The film itself isn’t bad: Mitchum plays a notorious gunslinger, a “town tamer” hired by Sheridan City to clean things up from the clutches of boss ‘Dade Holman’ (who isn’t seen til the end, but whose influence is everywhere). There’s a subplot with his ex-wife Jan Sterling, now running the dance hall girls at The Palace, and the whereabouts of their five year old daughter. Another subplot involves Karen Sharpe, daughter of town council leader Emile Meyer, catching feelings for Mitchum, to the chagrin of her young, headstrong fiance John Lupton. But don’t let the soap opera elements fool you: MAN WITH THE GUN is an exercise in violence, with Mitchum a killing machine who has no problem mowing down bad guys. Wilson and N.B. Stone Jr’s script dips briefly into the psychological reasons Mitchum’s character does what he does, making him more than just a one-dimensional gun-for-hire.
Wilson had helped stage plays for Welles’ Mercury Theater of the Air, and worked as Welles’ assistant on CITIZEN KANE and THE MAGNIFICENT AMBERSONS, and associate producer on LADY FROM SHANGHAI and MACBETH. He completed the documentary IT’S ALL TRUE: BASED ON AN UNFINISHED FILM BY ORSON WELLES shortly before his death in 1991, and appears posthumously in THE OTHER SIDE OF THE WIND . While he’s no Welles, Wilson manages to create some moody, almost film noir-ish scenes with the help of ace cinematographer Lee Garmes (the burning down of The Palace in particular is well staged). His directorial filmography is skimpy, but includes some interesting vehicles, like THE BIG BOODLE (starring a dissipated Errol Flynn), AL CAPONE (with Rod Steiger as Scarface), the well-regarded noir PAY OR DIE, and the AIP sex romp THREE IN THE ATTIC.

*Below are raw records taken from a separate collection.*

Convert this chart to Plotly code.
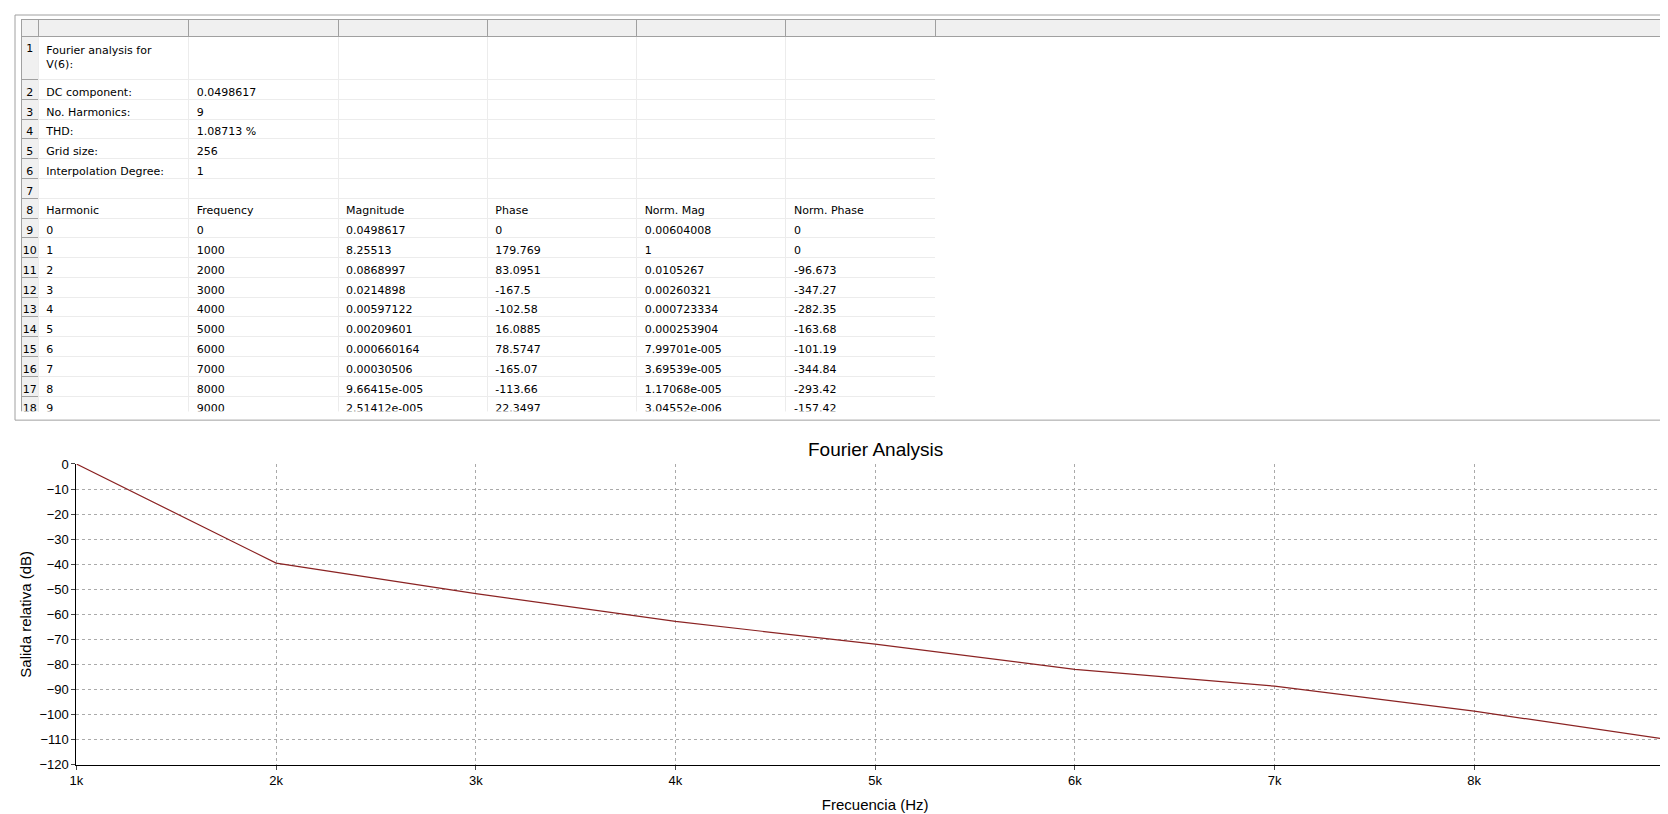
import plotly.graph_objects as go

W, H = 1668, 814
S = 1668 / 1568  # reference pixel scale

def px(v):
    return v * S

# ---- data ----
harmonic = [0, 1, 2, 3, 4, 5, 6, 7, 8, 9]
frequency = [0, 1000, 2000, 3000, 4000, 5000, 6000, 7000, 8000, 9000]
magnitude = ["0.0498617", "8.25513", "0.0868997", "0.0214898", "0.00597122", "0.00209601",
             "0.000660164", "0.00030506", "9.66415e-005", "2.51412e-005"]
phase = ["0", "179.769", "83.0951", "-167.5", "-102.58", "16.0885", "78.5747", "-165.07", "-113.66", "22.3497"]
norm_mag = ["0.00604008", "1", "0.0105267", "0.00260321", "0.000723334", "0.000253904",
            "7.99701e-005", "3.69539e-005", "1.17068e-005", "3.04552e-006"]
norm_phase = ["0", "0", "-96.673", "-347.27", "-282.35", "-163.68", "-101.19", "-344.84", "-293.42", "-157.42"]
info_labels = ["Fourier analysis for V(6):", "DC component:", "No. Harmonics:", "THD:", "Grid size:",
               "Interpolation Degree:", ""]
info_values = ["", "0.0498617", "9", "1.08713 %", "256", "1", ""]

# chart series (relative output in dB, from Norm. Mag)
freq_plot = [1000, 2000, 3000, 4000, 5000, 6000, 7000, 8000, 9000]
db_plot = [0, -39.55, -51.69, -62.81, -71.91, -81.94, -88.65, -98.63, -110.33]
xtick_vals = [1000, 2000, 3000, 4000, 5000, 6000, 7000, 8000, 9000]
xtick_text = ["1k", "2k", "3k", "4k", "5k", "6k", "7k", "8k", "9k"]
ytick_vals = [0, -10, -20, -30, -40, -50, -60, -70, -80, -90, -100, -110, -120]

# ---- table columns ----
rownums = [str(i) for i in range(1, 20)]
colA = info_labels + ["Harmonic"] + [str(h) for h in harmonic] + [""]
colB = info_values + ["Frequency"] + [str(f) for f in frequency] + [""]
colC = [""] * 7 + ["Magnitude"] + magnitude + [""]
colD = [""] * 7 + ["Phase"] + phase + [""]
colE = [""] * 7 + ["Norm. Mag"] + norm_mag + [""]
colF = [""] * 7 + ["Norm. Phase"] + norm_phase + [""]
colG = [""] * 19

fig = go.Figure()
fig.add_trace(go.Table(
    domain=dict(x=[px(6) / W, px(1565) / W], y=[1 - px(380) / H, 1 - px(4) / H]),
    columnwidth=[16, 142, 141, 141, 141, 141, 141, 696],
    header=dict(values=[""] * 8, height=px(16),
                fill_color="#f0f0f0", line_color="#a0a0a0"),
    cells=dict(values=[rownums, colA, colB, colC, colD, colE, colF, colG],
               height=px(18.6),
               align=["center"] + ["left"] * 7,
               fill_color=[["#f0f0f0"] * 19] + [["white"] * 19] * 7,
               line_color=["#a0a0a0"] + ["#ececec"] * 6 + ["white"],
               font=dict(family="DejaVu Sans", size=11, color="black")),
))

fig.add_trace(go.Scatter(x=freq_plot, y=db_plot, mode="lines",
                         line=dict(color="#8b2323", width=1.2), showlegend=False))

fig.add_shape(type="rect", xref="paper", yref="paper", x0=0, x1=px(1565) / W, y0=1 - px(388) / H, y1=1,
              line=dict(color="#a0a0a0", width=1))

fig.add_annotation(text="Fourier Analysis", xref="paper", yref="paper", x=px((58 + 1566) / 2) / W,
                   y=1 - px(416) / H, showarrow=False,
                   font=dict(family="Liberation Sans", size=19, color="black"))

grid = "#aaaaaa"
fig.update_layout(
    width=W, height=H, margin=dict(l=0, r=0, t=0, b=0),
    paper_bgcolor="white", plot_bgcolor="white",
    font=dict(family="Liberation Sans", size=13, color="black"),
    xaxis=dict(domain=[px(58) / W, px(1566) / W], range=[1000, 9000], tickvals=xtick_vals, ticktext=xtick_text,
               showgrid=True, gridcolor=grid, griddash="3px,3px", showline=True, linecolor="black",
               ticks="outside", ticklen=4, zeroline=False,
               title=dict(text="Frecuencia (Hz)", font=dict(size=15), standoff=12)),
    yaxis=dict(domain=[1 - px(718) / H, 1 - px(430) / H], range=[-120, 0], tickvals=ytick_vals,
               showgrid=True, gridcolor=grid, griddash="3px,3px", showline=True, linecolor="black",
               ticks="outside", ticklen=4, zeroline=False,
               title=dict(text="Salida relativa (dB)", font=dict(size=15), standoff=4)),
)

fig.write_html("out.html")
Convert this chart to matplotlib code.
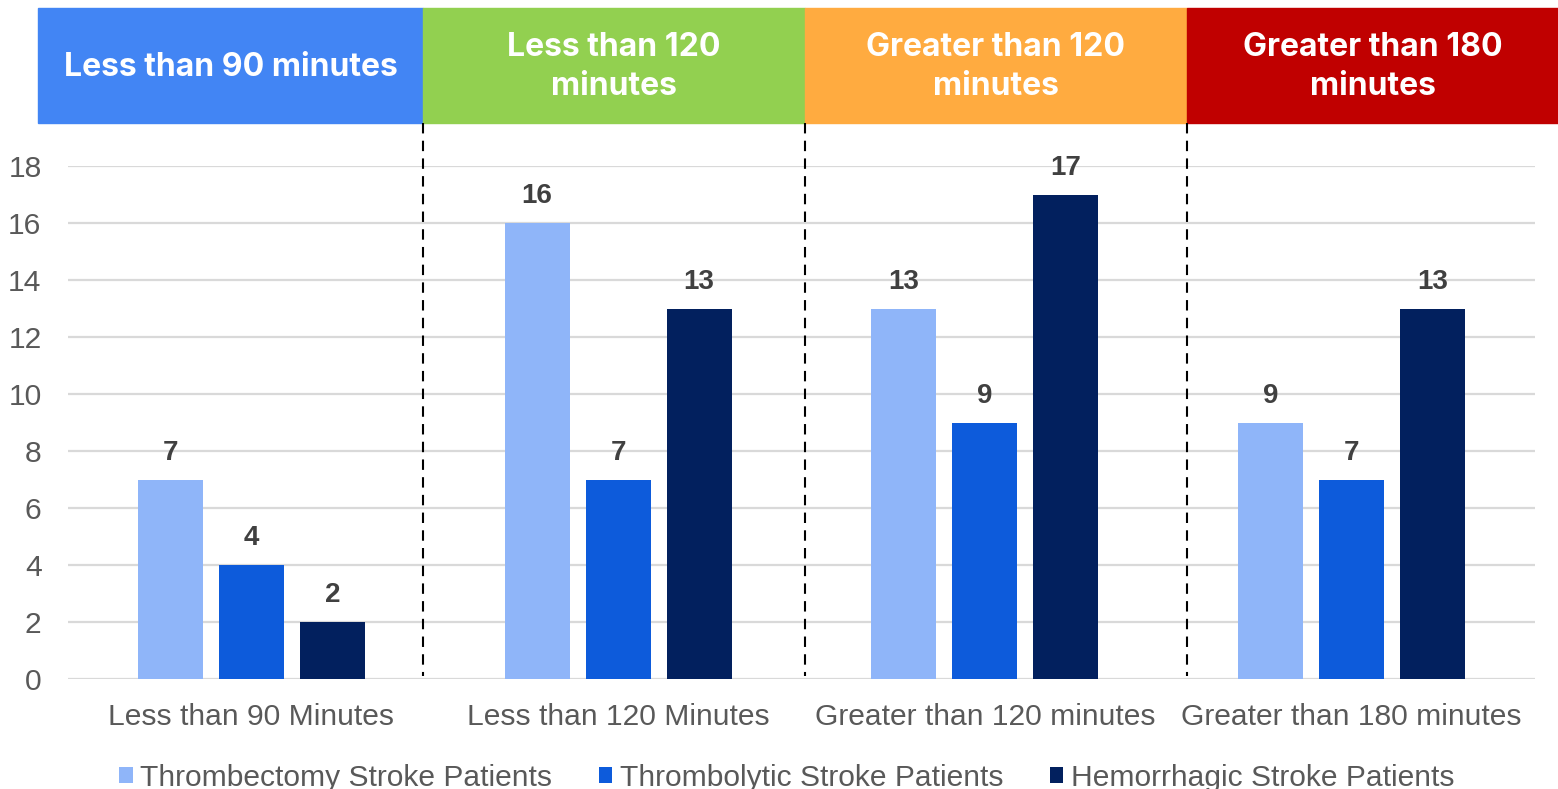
import matplotlib.pyplot as plt
import numpy as np

# Data
#---------------------------
categories = ["Less than 90 Minutes", "Less than 120 Minutes",
              "Greater than 120 minutes", "Greater than 180 minutes"]
series_names = ["Thrombectomy Stroke Patients", "Thrombolytic Stroke Patients",
                "Hemorrhagic Stroke Patients"]
thrombectomy = [7, 16, 13, 9]
thrombolytic = [4, 7, 9, 7]
hemorrhagic = [2, 13, 17, 13]
headers = ["Less than 90 minutes", "Less than 120\nminutes",
           "Greater than 120\nminutes", "Greater than 180\nminutes"]

# Styles
#---------------------------
bar_colors = ["#8FB5F9", "#0D5BDB", "#02205E"]
header_colors = ["#4285F4", "#92D050", "#FFAB40", "#C00000"]
header_edges = [38, 423, 805, 1187, 1558]   # pixel x of header box edges
W, H = 1558, 789

plt.rcParams['font.family'] = ['Liberation Sans', 'DejaVu Sans']

fig = plt.figure(figsize=(W / 100, H / 100), dpi=100)
ax = fig.add_axes([68 / W, 1 - 679 / H, (1535 - 68) / W, (679 - 166) / H])

x = np.arange(len(categories))
offset = 0.221
width = 0.177
for i, vals in enumerate([thrombectomy, thrombolytic, hemorrhagic]):
    bars = ax.bar(x + (i - 1) * offset, vals, width, color=bar_colors[i],
                  label=series_names[i], zorder=3)
    for b, v in zip(bars, vals):
        ax.annotate(str(v), (b.get_x() + b.get_width() / 2, v),
                    xytext=(0, 10), textcoords="offset points",
                    ha="center", va="bottom", fontsize=20, fontweight="bold",
                    color="#404040", annotation_clip=False)

ax.set_xlim(-0.5, 3.5)
ax.set_ylim(0, 18)
ax.set_yticks(range(0, 19, 2))
ax.set_xticks(x)
ax.set_xticklabels(categories)
ax.tick_params(axis="both", length=0, labelsize=21.6, colors="#595959")
ax.tick_params(axis="x", pad=17)
ax.tick_params(axis="y", pad=19)
ax.grid(axis="y", color="#D9D9D9", linewidth=1.6, zorder=0)
for s in ax.spines.values():
    s.set_visible(False)

# Header boxes
for i in range(4):
    x0 = header_edges[i] / W
    x1 = header_edges[i + 1] / W
    fig.patches.append(plt.Rectangle((x0, 1 - 123 / H), x1 - x0, 115 / H,
                                     transform=fig.transFigure,
                                     color=header_colors[i], zorder=1))
    fig.text((x0 + x1) / 2, 1 - 67 / H, headers[i], ha="center", va="center",
             color="white", fontsize=23, fontweight="bold", family="Inter",
             linespacing=1.35, zorder=2)

# Dashed separators
for e in header_edges[1:4]:
    fig.add_artist(plt.Line2D([e / W, e / W], [1 - 123 / H, 1 - 676 / H],
                              transform=fig.transFigure, color="black",
                              linewidth=1.5, dashes=(5, 3.5)))

fig.legend(loc="center", bbox_to_anchor=(0.505, 0.014), ncol=3, frameon=False,
           fontsize=21.6, labelcolor="#595959", handlelength=0.45,
           handleheight=0.45, handletextpad=0.25, columnspacing=1.55)

fig.savefig("out.png", dpi=100)
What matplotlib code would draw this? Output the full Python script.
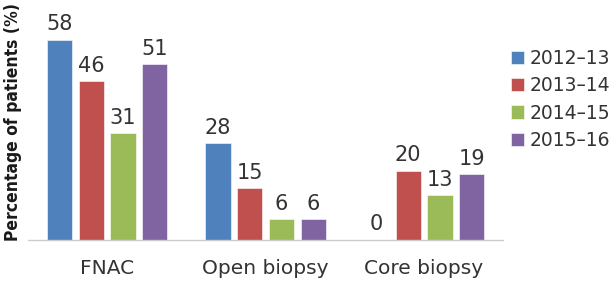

MAN WITH THE GUN also benefits from a supporting cast of Familiar Faces, including veteran Henry Hull as the ineffective town marshal, Ted de Corsia as the Palace’s manager (complete with bad French accent!), Leo Gordon and Claude Akins as heavies, young Angie Dickinson as a saloon girl, and Jay Adler, Barbara Lawrence (as a dizzy blonde), Burt Mustin, Maidie Norman, Maudie Prickett, Stafford Repp, Buddy Roosevelt, Amzie Strickland, and James Westerfield (who sets up the film’s finale). The film’s no classic, but will satisfy fans of both Westerns in general, and Robert Mitchum in particular. I fall into both categories, so of course I liked it; the rest of you will have to watch and judge for yourselves!